Goran Dragic to the rescue
Credit to leader-recruiter Nash for sealing the deal on this one.
Dragic, Nash’s former backcourt partner in Phoenix, provides a steady veteran presence who just might have a couple more dominant postseason performances left in the tank. Whether the Nets will say it or not, the 35-year-old provides a hedge in the event Irving can’t participate in home playoff games. He might even end up starting the play-in game in Brooklyn.
Can Cam Thomas be counted on?
Veteran teams don’t typically play rookies in the postseason. There’s too much at stake for mistakes. Yet the value of Cam Thomas as a microwave scorer off the bench could cause that to change.
Plus, Durant reportedly had a huge hand in drafting him and telling team brass not to trade him. And, as we know, what KD says goes in Brooklyn — even if the GM title belongs to Sean Marks. If Thomas does get minutes in the playoffs, he could potentially be on a short leash.
No favors on the schedule
The Nets (31-28) currently sit in eighth place in the East playoff standings — 2.5 games above ninth-place Charlotte. They would like to avoid the play-in round. But the Nets odds start a tad shaky when they return from the All-Star break.
Their next eight games feature five teams seeded higher than Brooklyn in the East:
- Feb. 24, vs. Boston Celtics
- Feb. 26, at Milwaukee Bucks
- Feb. 28, vs. Toronto Raptors
- March 1, at Toronto Raptors
- March 3, vs. Miami Heat
- March 6, at Boston Celtics
- March 8, at Charlotte Hornets
- March 10, at Philadelphia 76ers
Not exactly an easy slate. Irving would be available for five of them.
Competition in East
On paper, there are a lot of interesting teams — Miami, Chicago, Philadelphia, Milwaukee, Boston, Cleveland. Many of them are facing similar issues to Brooklyn.

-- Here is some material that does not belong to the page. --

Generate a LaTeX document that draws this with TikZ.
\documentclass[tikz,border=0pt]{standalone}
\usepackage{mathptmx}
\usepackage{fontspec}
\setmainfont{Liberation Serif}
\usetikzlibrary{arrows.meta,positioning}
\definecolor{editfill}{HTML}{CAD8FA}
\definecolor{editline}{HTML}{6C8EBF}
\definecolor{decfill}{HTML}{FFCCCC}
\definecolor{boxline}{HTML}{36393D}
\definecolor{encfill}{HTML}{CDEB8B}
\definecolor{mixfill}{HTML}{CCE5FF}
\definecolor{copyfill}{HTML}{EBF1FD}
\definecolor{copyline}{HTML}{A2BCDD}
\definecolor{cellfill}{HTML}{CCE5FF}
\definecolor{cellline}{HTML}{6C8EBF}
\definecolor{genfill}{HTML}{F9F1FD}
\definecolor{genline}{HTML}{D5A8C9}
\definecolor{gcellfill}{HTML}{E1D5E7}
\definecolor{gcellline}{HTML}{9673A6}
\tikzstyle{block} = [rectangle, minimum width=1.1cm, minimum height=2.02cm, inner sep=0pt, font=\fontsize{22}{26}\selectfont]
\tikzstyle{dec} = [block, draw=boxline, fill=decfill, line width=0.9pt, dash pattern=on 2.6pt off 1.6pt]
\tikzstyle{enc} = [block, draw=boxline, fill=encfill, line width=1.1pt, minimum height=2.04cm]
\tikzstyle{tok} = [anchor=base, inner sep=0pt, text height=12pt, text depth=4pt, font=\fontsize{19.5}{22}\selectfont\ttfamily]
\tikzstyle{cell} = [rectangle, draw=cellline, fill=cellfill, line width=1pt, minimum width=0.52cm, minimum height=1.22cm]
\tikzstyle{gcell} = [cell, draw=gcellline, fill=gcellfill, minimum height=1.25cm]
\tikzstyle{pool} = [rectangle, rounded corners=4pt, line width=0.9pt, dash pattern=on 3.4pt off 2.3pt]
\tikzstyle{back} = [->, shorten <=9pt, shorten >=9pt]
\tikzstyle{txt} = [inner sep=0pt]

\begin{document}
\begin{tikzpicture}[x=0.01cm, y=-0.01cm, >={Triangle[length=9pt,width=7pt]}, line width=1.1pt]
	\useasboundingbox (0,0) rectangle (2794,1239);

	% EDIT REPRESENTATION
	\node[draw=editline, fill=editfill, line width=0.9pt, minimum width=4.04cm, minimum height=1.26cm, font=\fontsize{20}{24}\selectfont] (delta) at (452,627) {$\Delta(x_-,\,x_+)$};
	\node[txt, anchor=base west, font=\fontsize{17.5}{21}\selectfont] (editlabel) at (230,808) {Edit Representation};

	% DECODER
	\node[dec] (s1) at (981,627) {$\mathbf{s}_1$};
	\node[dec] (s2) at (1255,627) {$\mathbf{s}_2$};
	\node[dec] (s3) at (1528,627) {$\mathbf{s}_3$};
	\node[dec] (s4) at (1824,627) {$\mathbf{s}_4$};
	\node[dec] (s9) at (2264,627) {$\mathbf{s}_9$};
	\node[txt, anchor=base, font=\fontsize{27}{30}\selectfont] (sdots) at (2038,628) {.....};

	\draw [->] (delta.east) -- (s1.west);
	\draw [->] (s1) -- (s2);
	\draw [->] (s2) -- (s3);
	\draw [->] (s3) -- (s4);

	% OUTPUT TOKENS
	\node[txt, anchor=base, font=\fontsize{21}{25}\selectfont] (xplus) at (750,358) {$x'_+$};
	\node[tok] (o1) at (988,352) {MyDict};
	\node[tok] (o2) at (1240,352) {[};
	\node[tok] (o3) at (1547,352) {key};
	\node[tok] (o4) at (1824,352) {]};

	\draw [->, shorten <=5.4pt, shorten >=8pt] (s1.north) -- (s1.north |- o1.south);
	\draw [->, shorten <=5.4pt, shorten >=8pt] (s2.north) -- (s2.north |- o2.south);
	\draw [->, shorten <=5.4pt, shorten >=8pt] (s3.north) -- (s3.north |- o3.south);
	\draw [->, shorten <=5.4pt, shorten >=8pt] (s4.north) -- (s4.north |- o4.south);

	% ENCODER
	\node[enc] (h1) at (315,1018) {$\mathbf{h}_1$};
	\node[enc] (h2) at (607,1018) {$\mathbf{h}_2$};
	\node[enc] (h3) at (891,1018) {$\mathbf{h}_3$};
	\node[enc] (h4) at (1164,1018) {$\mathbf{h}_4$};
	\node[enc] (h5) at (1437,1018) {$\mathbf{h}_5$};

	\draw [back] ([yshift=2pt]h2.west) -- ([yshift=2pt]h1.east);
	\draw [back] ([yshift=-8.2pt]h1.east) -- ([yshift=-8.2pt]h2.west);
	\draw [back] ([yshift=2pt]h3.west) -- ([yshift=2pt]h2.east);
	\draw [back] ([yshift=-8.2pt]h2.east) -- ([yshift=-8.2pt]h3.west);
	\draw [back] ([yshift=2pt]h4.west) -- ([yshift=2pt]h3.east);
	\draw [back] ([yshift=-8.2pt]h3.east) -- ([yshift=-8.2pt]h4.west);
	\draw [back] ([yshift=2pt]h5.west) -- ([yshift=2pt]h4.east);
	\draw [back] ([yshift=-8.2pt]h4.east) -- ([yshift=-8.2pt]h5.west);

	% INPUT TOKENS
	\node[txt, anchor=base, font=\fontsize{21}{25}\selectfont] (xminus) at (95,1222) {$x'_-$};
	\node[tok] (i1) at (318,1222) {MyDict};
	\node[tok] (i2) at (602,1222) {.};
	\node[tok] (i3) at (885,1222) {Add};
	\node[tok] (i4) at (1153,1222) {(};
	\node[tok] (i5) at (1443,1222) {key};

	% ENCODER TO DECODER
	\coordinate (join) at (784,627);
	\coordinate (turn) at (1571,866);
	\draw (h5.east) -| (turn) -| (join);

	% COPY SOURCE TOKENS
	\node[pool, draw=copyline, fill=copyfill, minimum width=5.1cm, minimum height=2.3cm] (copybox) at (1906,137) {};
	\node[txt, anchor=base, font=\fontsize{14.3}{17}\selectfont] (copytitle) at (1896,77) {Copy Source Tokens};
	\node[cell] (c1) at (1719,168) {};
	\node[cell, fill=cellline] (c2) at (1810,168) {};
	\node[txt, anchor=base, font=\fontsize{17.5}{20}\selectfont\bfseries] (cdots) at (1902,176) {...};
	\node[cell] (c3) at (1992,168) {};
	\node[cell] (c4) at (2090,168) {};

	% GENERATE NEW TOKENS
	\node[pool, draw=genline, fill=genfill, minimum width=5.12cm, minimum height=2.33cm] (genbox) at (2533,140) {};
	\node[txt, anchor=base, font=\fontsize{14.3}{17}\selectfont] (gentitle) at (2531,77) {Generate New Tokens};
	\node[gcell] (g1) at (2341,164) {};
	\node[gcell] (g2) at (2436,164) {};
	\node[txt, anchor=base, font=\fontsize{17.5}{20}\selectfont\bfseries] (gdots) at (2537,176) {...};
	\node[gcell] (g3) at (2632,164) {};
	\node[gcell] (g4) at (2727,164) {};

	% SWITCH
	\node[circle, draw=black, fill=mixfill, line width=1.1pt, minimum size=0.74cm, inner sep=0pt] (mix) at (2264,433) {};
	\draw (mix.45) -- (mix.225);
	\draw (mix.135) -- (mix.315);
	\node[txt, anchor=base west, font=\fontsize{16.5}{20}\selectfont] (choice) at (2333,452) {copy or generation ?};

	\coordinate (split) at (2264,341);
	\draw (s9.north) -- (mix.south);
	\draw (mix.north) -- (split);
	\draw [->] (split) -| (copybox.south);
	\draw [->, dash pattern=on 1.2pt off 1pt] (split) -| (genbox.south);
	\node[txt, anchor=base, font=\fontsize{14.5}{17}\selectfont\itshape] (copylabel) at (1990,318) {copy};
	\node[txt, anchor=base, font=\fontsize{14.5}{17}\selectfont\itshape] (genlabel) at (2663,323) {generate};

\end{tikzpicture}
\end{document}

- The Sixers have to integrate Harden and Embiid, a potentially unstoppable duo if they can develop strong cohesion.
- Giannis Antetokounmpo has been playing at an MVP level — again — in 2022.
- The Heat’s top-six of Kyle Lowry, Duncan Robinson, Jimmy Butler, PJ Tucker, Bam Adebayo and Tyler Herro is as solid as anyone’s, with an elite coach in Erik Spoelstra.
- The Cavaliers may still be too young, having to learn how to win in the postseason.
- The Celtics have been on an incredible run of late
- The Bulls are one of the league’s biggest surprises
Should be a fun NBA playoffs. The Nets certainly have a shot to emerge out of the East, if NBA betting lines are any indication. But a lot of things are going to have to break right.